Starring Michael Douglas, Kathleen Turner, Danny DeVito
Video: 2.35:1 enhanced for 16:9, color
Audio: DD 5.1, 2.0, English/French/Spanish (mono)
Subtitles: Captioned, English, Spanish
Extras: Looking Back Featurette, Screenwriter Featurette, The three lead actors choose their favorite scenes, Deleted scenes, Michael Douglas Remembers Featurette
Length: 106 minutes
Douglas’ first feature film after the Streets of San Francisco TV series was this one, for which he was originally the producer and had not planned on taking the lead role. The interesting special features section may be well worth watching first, especially if you saw the film in the 80s. Douglas reveals that he paid the highest amount at the time for a first movie screenplay – $250,000 – because he thought the writer’s meld of adventure, action, comedy and romance was unique. The writer was a waitress in Malibu who penned the plot in her spare time.
Turner plays a highly successful writer of popular romance novels who lives in a fantasy world. Suddenly her real world becomes wilder than her fiction as she is involved in saving her sister who is kidnapped in Columbia. Douglas’ character is a rugged American hanging out in Columbia who seems to be a hero straight out of one of her bodice-busting novels. DeVito is a relative of the man who has kidnapped her in order to get his hands on a treasure map her late husband had owned. But there is an even more evil adversary in the brutal head of the Columbian police. The Douglas and Turner characters have to escape from all the baddies and bandits plus the snakes, crocodiles and other dangers in the jungle to free her sister and find the treasure indicated by the map for themselves.

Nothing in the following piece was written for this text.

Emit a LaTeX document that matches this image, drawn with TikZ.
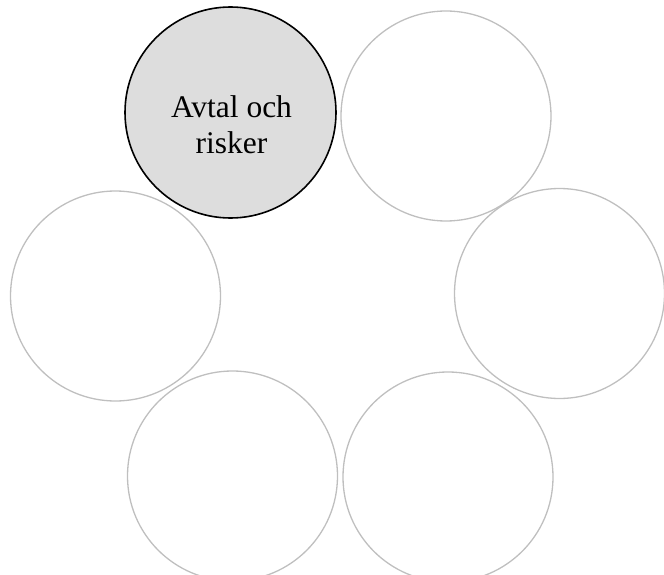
\documentclass[tikz,border=0pt]{standalone}
\usepackage{fontspec}
\setmainfont{Liberation Serif}
\definecolor{ringgray}{HTML}{BFBFBF}
\definecolor{fillgray}{HTML}{DDDDDD}
\begin{document}
\begin{tikzpicture}[x=1pt,y=-1pt,
  ring/.style={circle,draw=ringgray,line width=1.3pt,minimum size=210pt,inner sep=0pt},
  active/.style={circle,draw=black,fill=fillgray,line width=1.6pt,minimum size=211pt,inner sep=0pt},
  lbl/.style={align=center,font=\fontsize{31.5}{36}\selectfont,inner sep=0pt}]
\useasboundingbox (0,0) rectangle (664,575);
\node[active] (c1) at (230.5,112.5) {};
\node[ring] (c2) at (446,116) {};
\node[ring] (c3) at (559.5,293.5) {};
\node[ring] (c4) at (448,477) {};
\node[ring] (c5) at (232.5,476) {};
\node[ring] (c6) at (115.5,296) {};
\node[lbl] (t1) at (231.5,124.5) {Avtal och\\risker};
\end{tikzpicture}
\end{document}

The mix of all the seemingly opposing elements works very well, and the acting is fairly convincing – not like the throwaway wink-wink sort of approach some stars would affect in a story of this nature. The settings are quite real – Douglas really did take everybody to the jungles to film this and the actors did roll around in the mud of the rain forest. This was my first viewing of the film, but the campfire scene inside the wrecked marijuana-running DC-3 must surely rate at least as high a popularity among the heads as any Cheech & Chong movie. The transfer looks great and there’s good usage of the surrounds in both interior and exterior scenes.